#### [DATA SECTION]
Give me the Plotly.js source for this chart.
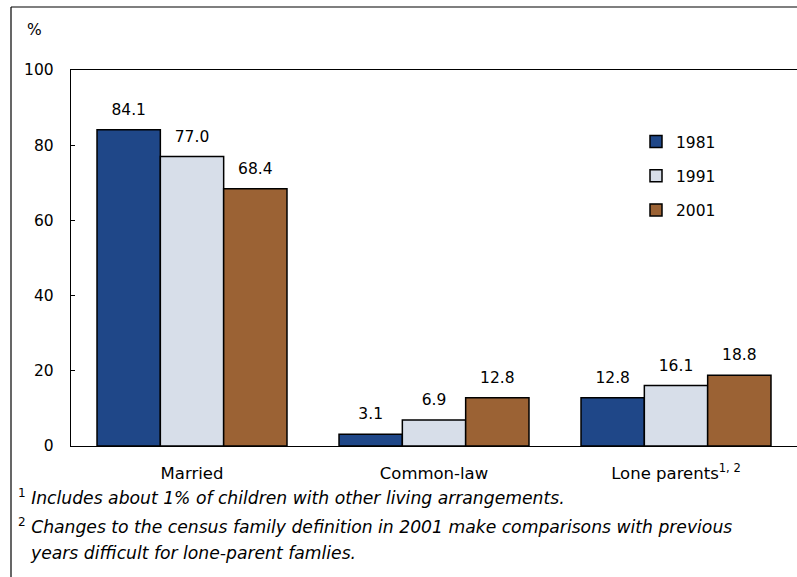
<!DOCTYPE html>
<html>
<head>
<meta charset="utf-8">
<script src="https://cdn.plot.ly/plotly-3.0.1.min.js"></script>
<style>
  html, body { margin: 0; padding: 0; background: #fff; }
  #chart { width: 797px; height: 577px; }
</style>
</head>
<body>
<div id="chart"></div>
<script>
// Children by family structure, census years
const categories = ["Married", "Common-law", "Lone parents<sup>1, 2</sup>"];
const years = ["1981", "1991", "2001"];
const values1981 = [84.1, 3.1, 12.8];
const values1991 = [77.0, 6.9, 16.1];
const values2001 = [68.4, 12.8, 18.8];
const yTicks = [0, 20, 40, 60, 80, 100];
const footnotes = [
  "<sup>1</sup> <i>Includes about 1% of children with other living arrangements.</i>",
  "<sup>2</sup> <i>Changes to the census family definition in 2001 make comparisons with previous</i>",
  "<i>years difficult for lone-parent famlies.</i>"
];

const colors = ["#1f4788", "#d7dee9", "#9b6234"];
const series = [values1981, values1991, values2001];
const FONT = "DejaVu Sans, Arial, sans-serif";

// bars
const bars = series.map((vals, i) => ({
  type: "bar",
  name: years[i],
  x: categories,
  y: vals,
  offsetgroup: "g" + i,
  marker: { color: colors[i], line: { color: "#000", width: 1.5 } },
  legendgroup: "g" + i,
  hoverinfo: "skip"
}));

// value labels, grouped the same way as the bars and lifted above each bar
const labels = series.map((vals, i) => ({
  type: "scatter",
  mode: "markers+text",
  x: categories,
  y: vals,
  offsetgroup: "g" + i,
  text: vals.map(v => v.toFixed(1)),
  textposition: "top center",
  textfont: { family: FONT, size: 15.5, color: "#000" },
  marker: { size: 16, color: "rgba(0,0,0,0)" },
  cliponaxis: false,
  showlegend: false,
  hoverinfo: "skip"
}));

const W = 726, H = 376;      // plot area size in px
const L = 71, T = 70;        // plot area origin in px
const px = x => (x - L) / W; // page px -> paper x
const py = y => 1 - (y - T) / H; // page px -> paper y

const noteFont = { family: FONT, size: 17.2, color: "#000" };

const layout = {
  width: 797,
  height: 577,
  margin: { l: L, r: 0, t: T, b: 577 - T - H },
  paper_bgcolor: "#fff",
  plot_bgcolor: "#fff",
  font: { family: FONT, size: 15.5, color: "#000" },
  barmode: "group",
  bargap: 0.215,
  bargroupgap: 0,
  scattermode: "group",
  scattergap: 0.215,
  showlegend: true,
  legend: {
    x: px(636), y: py(125), xanchor: "left", yanchor: "top",
    bgcolor: "rgba(0,0,0,0)",
    font: { family: FONT, size: 15.5, color: "#000" },
    tracegroupgap: 11,
    itemwidth: 30
  },
  xaxis: {
    range: [-0.5, 2.5],
    showline: true, linecolor: "#000", linewidth: 1.2, mirror: true,
    ticks: "", showgrid: false, zeroline: false,
    tickfont: { family: FONT, size: 16.5, color: "#000" },
    ticklabelstandoff: 12,
    fixedrange: true
  },
  yaxis: {
    range: [0, 100],
    tickvals: yTicks,
    ticktext: yTicks.map(String),
    showline: true, linecolor: "#000", linewidth: 1.2, mirror: true,
    ticks: "inside", ticklen: 4, tickcolor: "#000",
    showgrid: false, zeroline: false,
    tickfont: { family: FONT, size: 15.5, color: "#000" },
    ticklabelstandoff: 13,
    fixedrange: true
  },
  annotations: [
    { xref: "paper", yref: "paper", x: px(25), y: py(30), xanchor: "left", yanchor: "middle",
      text: "%", showarrow: false, font: { family: FONT, size: 15.5, color: "#000" } },
    { xref: "paper", yref: "paper", x: px(16), y: py(497), xanchor: "left", yanchor: "middle",
      text: footnotes[0], showarrow: false, font: noteFont },
    { xref: "paper", yref: "paper", x: px(16), y: py(526), xanchor: "left", yanchor: "middle",
      text: footnotes[1], showarrow: false, font: noteFont },
    { xref: "paper", yref: "paper", x: px(28), y: py(553), xanchor: "left", yanchor: "middle",
      text: footnotes[2], showarrow: false, font: noteFont }
  ],
  shapes: [
    // outer frame: left and top edges
    { type: "line", xref: "paper", yref: "paper", x0: px(11), x1: px(11), y0: py(600), y1: py(7),
      line: { color: "#000", width: 1.2 } },
    { type: "line", xref: "paper", yref: "paper", x0: px(11), x1: px(820), y0: py(7), y1: py(7),
      line: { color: "#000", width: 1.2 } }
  ]
};

Plotly.newPlot("chart", bars.concat(labels), layout, { displayModeBar: false, staticPlot: true });
</script>
</body>
</html>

#### [BRIEF]
The material above holds pictures; copy everything else in it exactly.

#### [RESPONSE TO THIS EXERCISE]
Give me the Plotly.js source for this chart.
<!DOCTYPE html>
<html>
<head>
<meta charset="utf-8">
<script src="https://cdn.plot.ly/plotly-3.0.1.min.js"></script>
<style>
  html, body { margin: 0; padding: 0; background: #fff; }
  #chart { width: 797px; height: 577px; }
</style>
</head>
<body>
<div id="chart"></div>
<script>
// Children by family structure, census years
const categories = ["Married", "Common-law", "Lone parents<sup>1, 2</sup>"];
const years = ["1981", "1991", "2001"];
const values1981 = [84.1, 3.1, 12.8];
const values1991 = [77.0, 6.9, 16.1];
const values2001 = [68.4, 12.8, 18.8];
const yTicks = [0, 20, 40, 60, 80, 100];
const footnotes = [
  "<sup>1</sup> <i>Includes about 1% of children with other living arrangements.</i>",
  "<sup>2</sup> <i>Changes to the census family definition in 2001 make comparisons with previous</i>",
  "<i>years difficult for lone-parent famlies.</i>"
];

const colors = ["#1f4788", "#d7dee9", "#9b6234"];
const series = [values1981, values1991, values2001];
const FONT = "DejaVu Sans, Arial, sans-serif";

// bars
const bars = series.map((vals, i) => ({
  type: "bar",
  name: years[i],
  x: categories,
  y: vals,
  offsetgroup: "g" + i,
  marker: { color: colors[i], line: { color: "#000", width: 1.5 } },
  legendgroup: "g" + i,
  hoverinfo: "skip"
}));

// value labels, grouped the same way as the bars and lifted above each bar
const labels = series.map((vals, i) => ({
  type: "scatter",
  mode: "markers+text",
  x: categories,
  y: vals,
  offsetgroup: "g" + i,
  text: vals.map(v => v.toFixed(1)),
  textposition: "top center",
  textfont: { family: FONT, size: 15.5, color: "#000" },
  marker: { size: 16, color: "rgba(0,0,0,0)" },
  cliponaxis: false,
  showlegend: false,
  hoverinfo: "skip"
}));

const W = 726, H = 376;      // plot area size in px
const L = 71, T = 70;        // plot area origin in px
const px = x => (x - L) / W; // page px -> paper x
const py = y => 1 - (y - T) / H; // page px -> paper y

const noteFont = { family: FONT, size: 17.2, color: "#000" };

const layout = {
  width: 797,
  height: 577,
  margin: { l: L, r: 0, t: T, b: 577 - T - H },
  paper_bgcolor: "#fff",
  plot_bgcolor: "#fff",
  font: { family: FONT, size: 15.5, color: "#000" },
  barmode: "group",
  bargap: 0.215,
  bargroupgap: 0,
  scattermode: "group",
  scattergap: 0.215,
  showlegend: true,
  legend: {
    x: px(636), y: py(125), xanchor: "left", yanchor: "top",
    bgcolor: "rgba(0,0,0,0)",
    font: { family: FONT, size: 15.5, color: "#000" },
    tracegroupgap: 11,
    itemwidth: 30
  },
  xaxis: {
    range: [-0.5, 2.5],
    showline: true, linecolor: "#000", linewidth: 1.2, mirror: true,
    ticks: "", showgrid: false, zeroline: false,
    tickfont: { family: FONT, size: 16.5, color: "#000" },
    ticklabelstandoff: 12,
    fixedrange: true
  },
  yaxis: {
    range: [0, 100],
    tickvals: yTicks,
    ticktext: yTicks.map(String),
    showline: true, linecolor: "#000", linewidth: 1.2, mirror: true,
    ticks: "inside", ticklen: 4, tickcolor: "#000",
    showgrid: false, zeroline: false,
    tickfont: { family: FONT, size: 15.5, color: "#000" },
    ticklabelstandoff: 13,
    fixedrange: true
  },
  annotations: [
    { xref: "paper", yref: "paper", x: px(25), y: py(30), xanchor: "left", yanchor: "middle",
      text: "%", showarrow: false, font: { family: FONT, size: 15.5, color: "#000" } },
    { xref: "paper", yref: "paper", x: px(16), y: py(497), xanchor: "left", yanchor: "middle",
      text: footnotes[0], showarrow: false, font: noteFont },
    { xref: "paper", yref: "paper", x: px(16), y: py(526), xanchor: "left", yanchor: "middle",
      text: footnotes[1], showarrow: false, font: noteFont },
    { xref: "paper", yref: "paper", x: px(28), y: py(553), xanchor: "left", yanchor: "middle",
      text: footnotes[2], showarrow: false, font: noteFont }
  ],
  shapes: [
    // outer frame: left and top edges
    { type: "line", xref: "paper", yref: "paper", x0: px(11), x1: px(11), y0: py(600), y1: py(7),
      line: { color: "#000", width: 1.2 } },
    { type: "line", xref: "paper", yref: "paper", x0: px(11), x1: px(820), y0: py(7), y1: py(7),
      line: { color: "#000", width: 1.2 } }
  ]
};

Plotly.newPlot("chart", bars.concat(labels), layout, { displayModeBar: false, staticPlot: true });
</script>
</body>
</html>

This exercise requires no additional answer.